Ontario’s new omnibus budget bill will skip public hearings and retroactively block Freedom‑of‑Information requests for Premier Doug Ford’s cellphone records, the government said Monday.[1]
The move matters because it shields the premier and cabinet ministers from public scrutiny, limiting journalists and Ontarians from accessing documents that could reveal how public funds are used and whether policy decisions were influenced by private communications.[1]
The legislation, introduced in the province’s Legislative Assembly in Toronto, amends the Freedom of Information and Protection of Privacy Act to create a narrow exemption for the premier’s personal devices. By making the change retroactive, the government can deny any request for records dating back to before the bill’s passage—effectively erasing a decade of potential evidence. Critics said the amendment undermines the purpose of the FOI regime, which is to promote transparency and accountability.
Opposition parties said the amendment is a "dangerous precedent" that weakens democratic oversight. The Ontario New Democratic Party said the measure “a blunt instrument to hide political decisions,” while the Liberal caucus said future governments could use the same loophole to shield themselves from inquiry. Premier Ford said the change is needed to protect the privacy of elected officials and to keep personal communications out of the public arena.
Ontario has a long history of FOI battles. In 2022, the province faced a court ruling that forced it to release emails related to a major infrastructure project. The current amendment reverses that trend, creating a statutory shield that could be invoked in any future request involving the premier’s phone, a step analysts said was a significant retreat from openness.
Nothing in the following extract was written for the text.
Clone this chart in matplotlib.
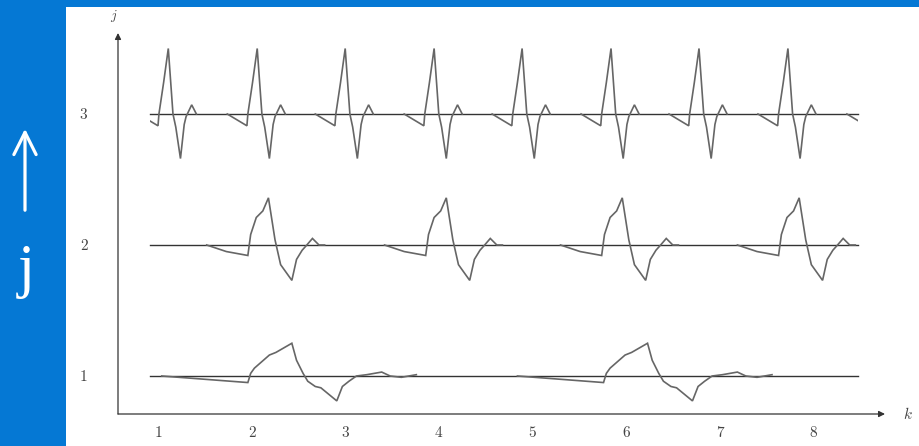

“The bill will retroactively block FOI requests for the premier’s cellphone records.”
What this means: By embedding a retroactive exemption into law, the Ford government can deny access to a decade of communications, limiting the ability of journalists, watchdog groups and the public to scrutinize decisions made by the premier’s office. The change could set a precedent for future administrations to curtail transparency, reshaping how Ontario balances privacy with the public’s right to know.